Written task: Repeat the data word for word. Do not include the pictures.

Raw data:
+--
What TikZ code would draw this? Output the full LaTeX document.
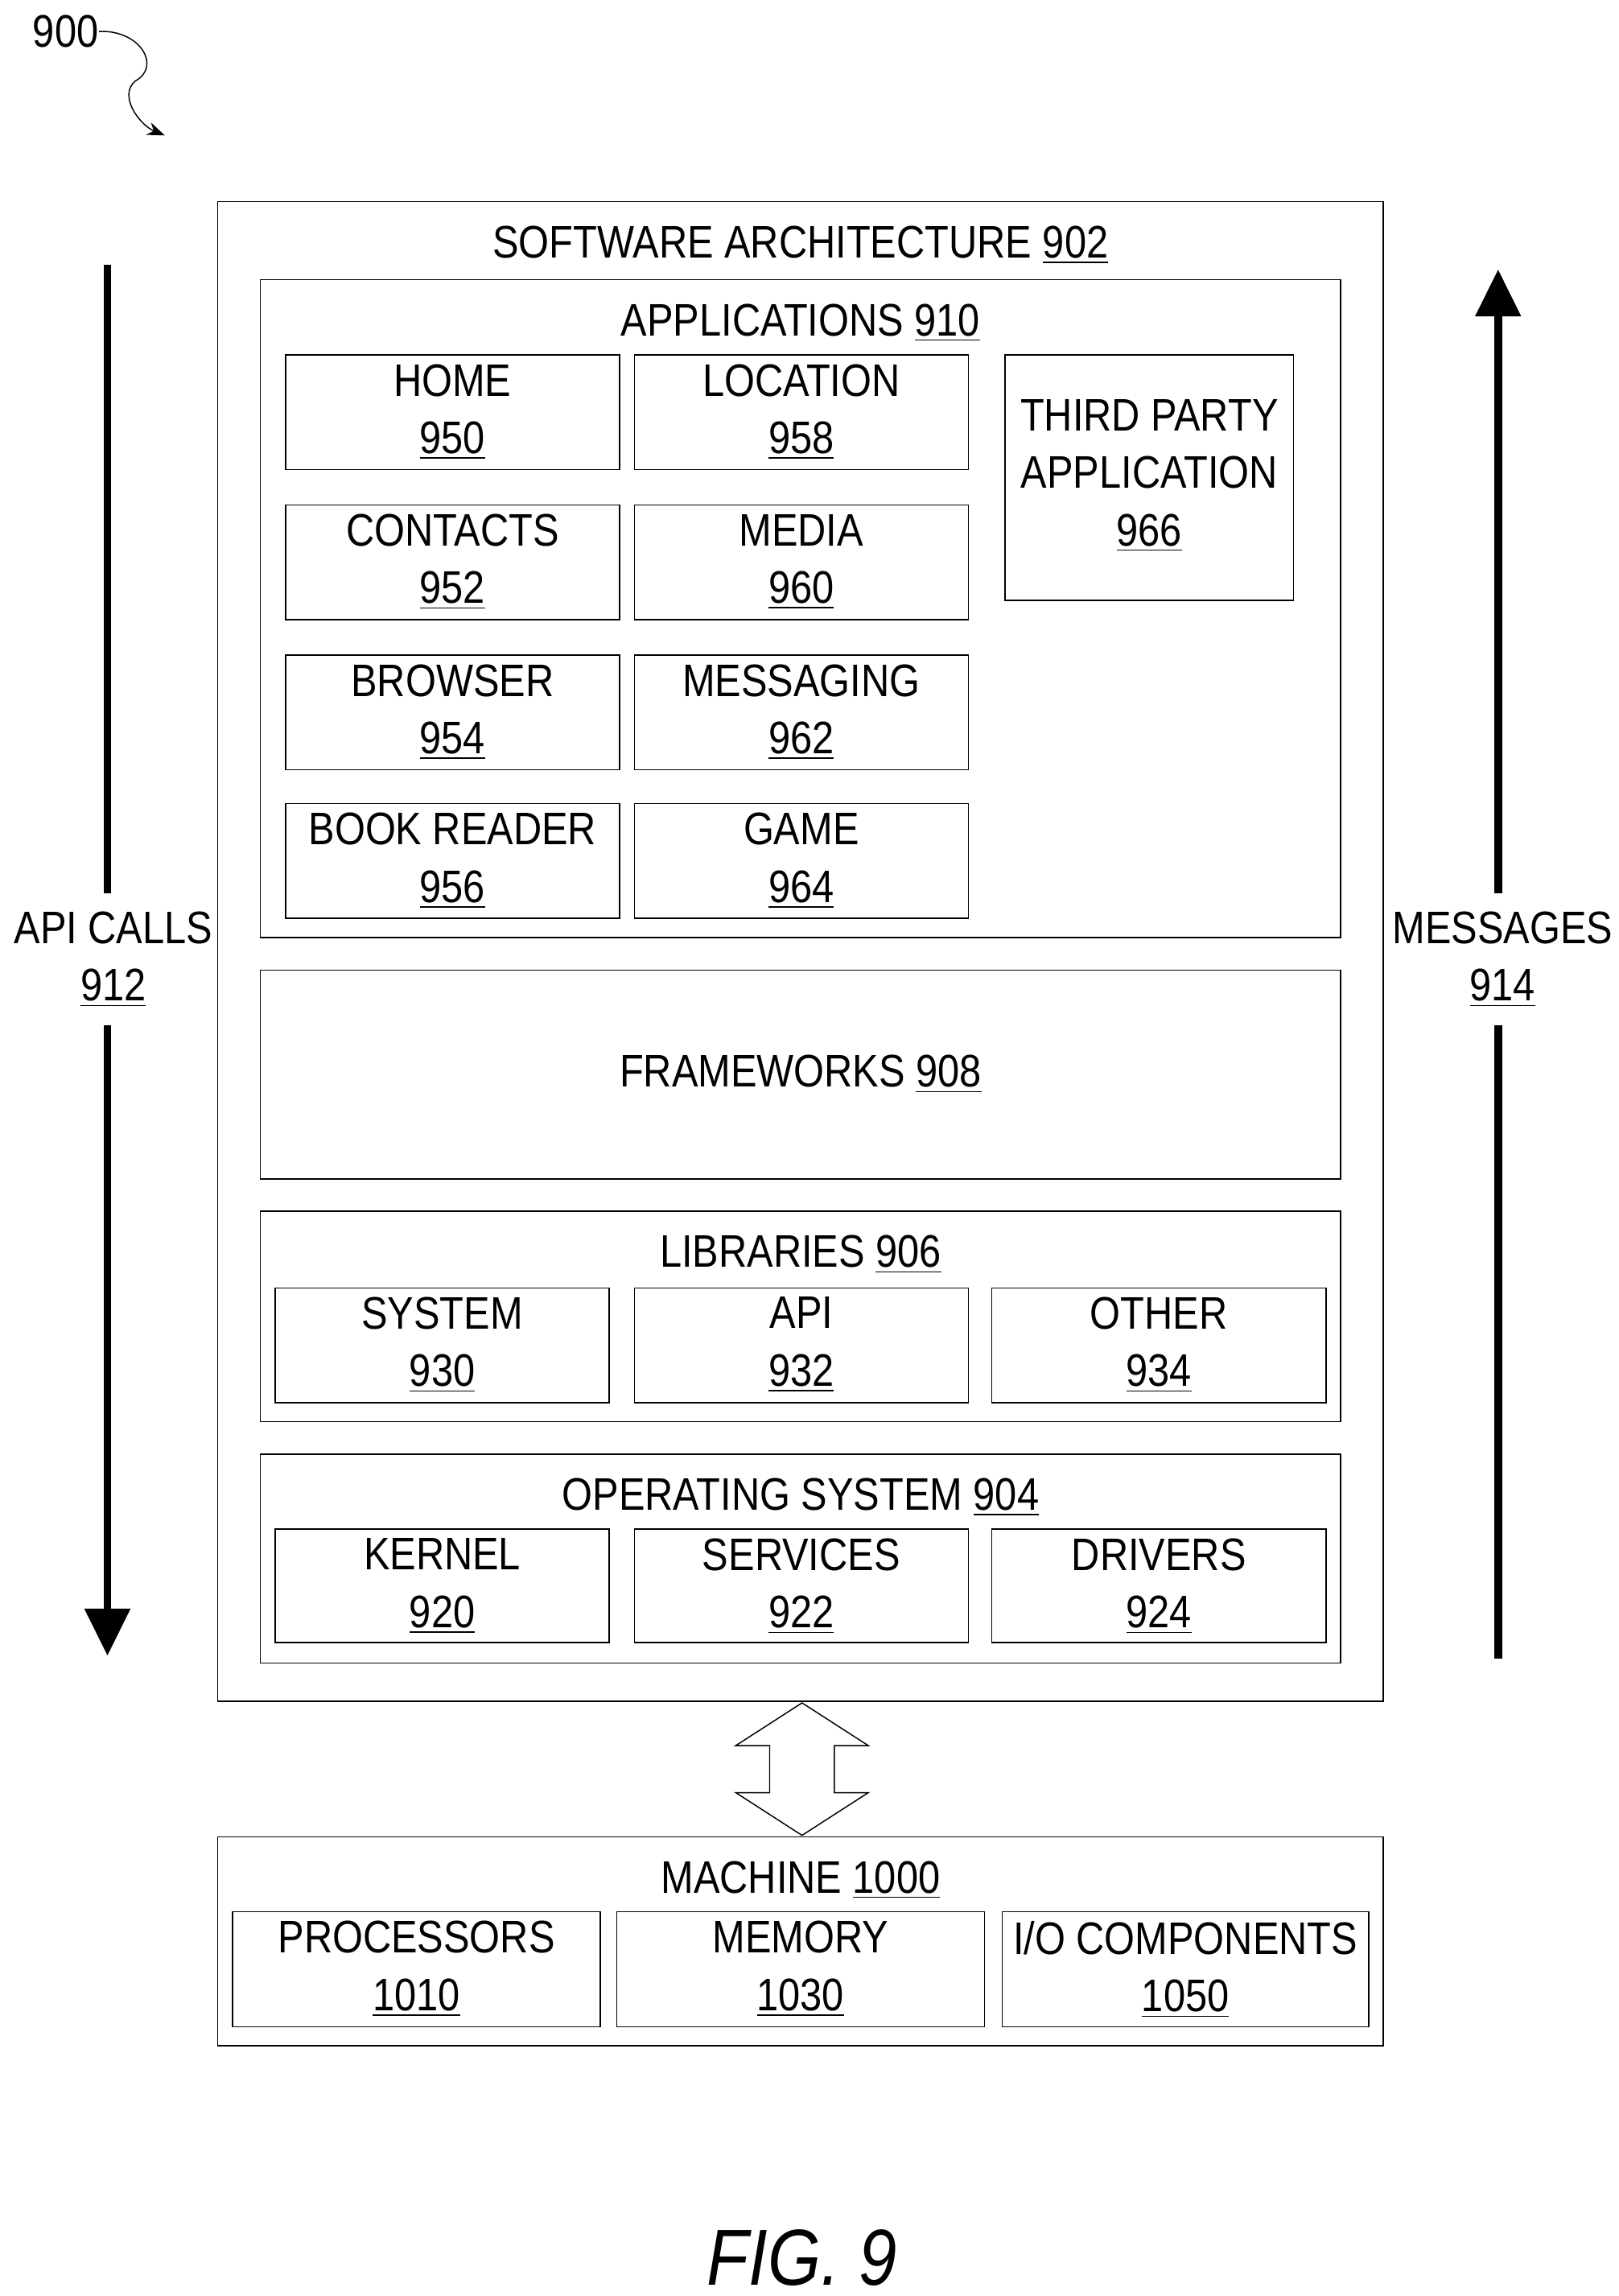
\documentclass[tikz,border=0pt]{standalone}
\usepackage{fontspec}
\setmainfont{Liberation Sans}[FakeStretch=0.86]
\usetikzlibrary{positioning,arrows.meta}
\tikzset{
  box/.style={draw,thin,inner sep=0pt},
  lbl/.style={inner sep=0pt,align=center,font=\fontsize{15.5}{19.5}\selectfont},
  bigarrow/.style={line width=2.6pt,-{Triangle[length=16pt,width=15pt]}}
}
% [top gap], name, x1, y1, x2, y2, text
\newcommand{\ubox}[7][6]{%
  \node[box,minimum width={(#5-#3)*0.5pt},minimum height={(#6-#4)*0.5pt}] (#2) at ({(#3+#5)/2},{(#4+#6)/2}) {};
  \node[lbl,anchor=north] (#2-t) at ({(#3+#5)/2},{#4+#1}) {#7};}
\begin{document}
\begin{tikzpicture}[x=0.5pt,y=-0.5pt]
\useasboundingbox (0,0) rectangle (1100,1560);

\node[lbl,anchor=north west] (n900) at (22,10) {900};
\coordinate (sq) at (112,92);
\draw[thin,-{Stealth[length=6pt]}] (n900.east) .. controls (95,20) and (110,45) .. (92,55) .. controls (80,65) and (95,85) .. (sq);

\ubox[16]{sa}{148}{137}{940}{1156}{SOFTWARE ARCHITECTURE \underline{902}}
\ubox[16]{apps}{177}{190}{911}{637}{APPLICATIONS \underline{910}}
\ubox{home}{194}{241}{421}{319}{HOME\\\underline{950}}
\ubox{loc}{431}{241}{658}{319}{LOCATION\\\underline{958}}
\ubox{cont}{194}{343}{421}{421}{CONTACTS\\\underline{952}}
\ubox{media}{431}{343}{658}{421}{MEDIA\\\underline{960}}
\ubox{brow}{194}{445}{421}{523}{BROWSER\\\underline{954}}
\ubox{msg}{431}{445}{658}{523}{MESSAGING\\\underline{962}}
\ubox{book}{194}{546}{421}{624}{BOOK READER\\\underline{956}}
\ubox{game}{431}{546}{658}{624}{GAME\\\underline{964}}
\ubox[30]{third}{683}{241}{879}{408}{THIRD PARTY\\APPLICATION\\\underline{966}}

\node[box,minimum width={734*0.5pt},minimum height={142*0.5pt}] (fw) at (544,730) {};
\node[lbl] (fw-t) at (fw.center) {FRAMEWORKS \underline{908}};

\ubox[16]{lib}{177}{823}{911}{966}{LIBRARIES \underline{906}}
\ubox{sys}{187}{875}{414}{953}{SYSTEM\\\underline{930}}
\ubox{api}{431}{875}{658}{953}{API\\\underline{932}}
\ubox{oth}{674}{875}{901}{953}{OTHER\\\underline{934}}

\ubox[16]{os}{177}{988}{911}{1130}{OPERATING SYSTEM \underline{904}}
\ubox{kern}{187}{1039}{414}{1116}{KERNEL\\\underline{920}}
\ubox{serv}{431}{1039}{658}{1116}{SERVICES\\\underline{922}}
\ubox{drv}{674}{1039}{901}{1116}{DRIVERS\\\underline{924}}

\ubox[16]{mach}{148}{1248}{940}{1390}{MACHINE \underline{1000}}
\ubox{proc}{158}{1299}{408}{1377}{PROCESSORS\\\underline{1010}}
\ubox{mem}{419}{1299}{669}{1377}{MEMORY\\\underline{1030}}
\ubox{io}{681}{1299}{930}{1377}{I/O COMPONENTS\\\underline{1050}}

% two-way arrow between software and machine
\draw[thin] (545,1157) -- (590,1186) -- (567,1186) -- (567,1218) -- (590,1218)
  -- (545,1247) -- (500,1218) -- (523,1218) -- (523,1186) -- (500,1186) -- cycle;

% side arrows
\node[lbl] (calls) at (77,652) {API CALLS\\\underline{912}};
\coordinate (calls-a) at (73,180);
\coordinate (calls-b) at (73,1125);
\draw[line width=2.6pt] (calls-a) -- ([yshift=6pt]calls.north -| calls-a);
\draw[bigarrow] ([yshift=-6pt]calls.south -| calls-a) -- (calls-b);

\node[lbl] (mess) at (1021,652) {MESSAGES\\\underline{914}};
\coordinate (mess-a) at (1018,1127);
\coordinate (mess-b) at (1018,183);
\draw[line width=2.6pt] (mess-a) -- ([yshift=-6pt]mess.south -| mess-a);
\draw[bigarrow] ([yshift=6pt]mess.north -| mess-a) -- (mess-b);

\node[inner sep=0pt,font=\fontsize{27}{30}\selectfont\itshape] (fig) at (545,1534) {FIG. 9};
\end{tikzpicture}
\end{document}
+--
Solved exercise:
What TikZ code would draw this? Output the full LaTeX document.
\documentclass[tikz,border=0pt]{standalone}
\usepackage{fontspec}
\setmainfont{Liberation Sans}[FakeStretch=0.86]
\usetikzlibrary{positioning,arrows.meta}
\tikzset{
  box/.style={draw,thin,inner sep=0pt},
  lbl/.style={inner sep=0pt,align=center,font=\fontsize{15.5}{19.5}\selectfont},
  bigarrow/.style={line width=2.6pt,-{Triangle[length=16pt,width=15pt]}}
}
% [top gap], name, x1, y1, x2, y2, text
\newcommand{\ubox}[7][6]{%
  \node[box,minimum width={(#5-#3)*0.5pt},minimum height={(#6-#4)*0.5pt}] (#2) at ({(#3+#5)/2},{(#4+#6)/2}) {};
  \node[lbl,anchor=north] (#2-t) at ({(#3+#5)/2},{#4+#1}) {#7};}
\begin{document}
\begin{tikzpicture}[x=0.5pt,y=-0.5pt]
\useasboundingbox (0,0) rectangle (1100,1560);

\node[lbl,anchor=north west] (n900) at (22,10) {900};
\coordinate (sq) at (112,92);
\draw[thin,-{Stealth[length=6pt]}] (n900.east) .. controls (95,20) and (110,45) .. (92,55) .. controls (80,65) and (95,85) .. (sq);

\ubox[16]{sa}{148}{137}{940}{1156}{SOFTWARE ARCHITECTURE \underline{902}}
\ubox[16]{apps}{177}{190}{911}{637}{APPLICATIONS \underline{910}}
\ubox{home}{194}{241}{421}{319}{HOME\\\underline{950}}
\ubox{loc}{431}{241}{658}{319}{LOCATION\\\underline{958}}
\ubox{cont}{194}{343}{421}{421}{CONTACTS\\\underline{952}}
\ubox{media}{431}{343}{658}{421}{MEDIA\\\underline{960}}
\ubox{brow}{194}{445}{421}{523}{BROWSER\\\underline{954}}
\ubox{msg}{431}{445}{658}{523}{MESSAGING\\\underline{962}}
\ubox{book}{194}{546}{421}{624}{BOOK READER\\\underline{956}}
\ubox{game}{431}{546}{658}{624}{GAME\\\underline{964}}
\ubox[30]{third}{683}{241}{879}{408}{THIRD PARTY\\APPLICATION\\\underline{966}}

\node[box,minimum width={734*0.5pt},minimum height={142*0.5pt}] (fw) at (544,730) {};
\node[lbl] (fw-t) at (fw.center) {FRAMEWORKS \underline{908}};

\ubox[16]{lib}{177}{823}{911}{966}{LIBRARIES \underline{906}}
\ubox{sys}{187}{875}{414}{953}{SYSTEM\\\underline{930}}
\ubox{api}{431}{875}{658}{953}{API\\\underline{932}}
\ubox{oth}{674}{875}{901}{953}{OTHER\\\underline{934}}

\ubox[16]{os}{177}{988}{911}{1130}{OPERATING SYSTEM \underline{904}}
\ubox{kern}{187}{1039}{414}{1116}{KERNEL\\\underline{920}}
\ubox{serv}{431}{1039}{658}{1116}{SERVICES\\\underline{922}}
\ubox{drv}{674}{1039}{901}{1116}{DRIVERS\\\underline{924}}

\ubox[16]{mach}{148}{1248}{940}{1390}{MACHINE \underline{1000}}
\ubox{proc}{158}{1299}{408}{1377}{PROCESSORS\\\underline{1010}}
\ubox{mem}{419}{1299}{669}{1377}{MEMORY\\\underline{1030}}
\ubox{io}{681}{1299}{930}{1377}{I/O COMPONENTS\\\underline{1050}}

% two-way arrow between software and machine
\draw[thin] (545,1157) -- (590,1186) -- (567,1186) -- (567,1218) -- (590,1218)
  -- (545,1247) -- (500,1218) -- (523,1218) -- (523,1186) -- (500,1186) -- cycle;

% side arrows
\node[lbl] (calls) at (77,652) {API CALLS\\\underline{912}};
\coordinate (calls-a) at (73,180);
\coordinate (calls-b) at (73,1125);
\draw[line width=2.6pt] (calls-a) -- ([yshift=6pt]calls.north -| calls-a);
\draw[bigarrow] ([yshift=-6pt]calls.south -| calls-a) -- (calls-b);

\node[lbl] (mess) at (1021,652) {MESSAGES\\\underline{914}};
\coordinate (mess-a) at (1018,1127);
\coordinate (mess-b) at (1018,183);
\draw[line width=2.6pt] (mess-a) -- ([yshift=-6pt]mess.south -| mess-a);
\draw[bigarrow] ([yshift=6pt]mess.north -| mess-a) -- (mess-b);

\node[inner sep=0pt,font=\fontsize{27}{30}\selectfont\itshape] (fig) at (545,1534) {FIG. 9};
\end{tikzpicture}
\end{document}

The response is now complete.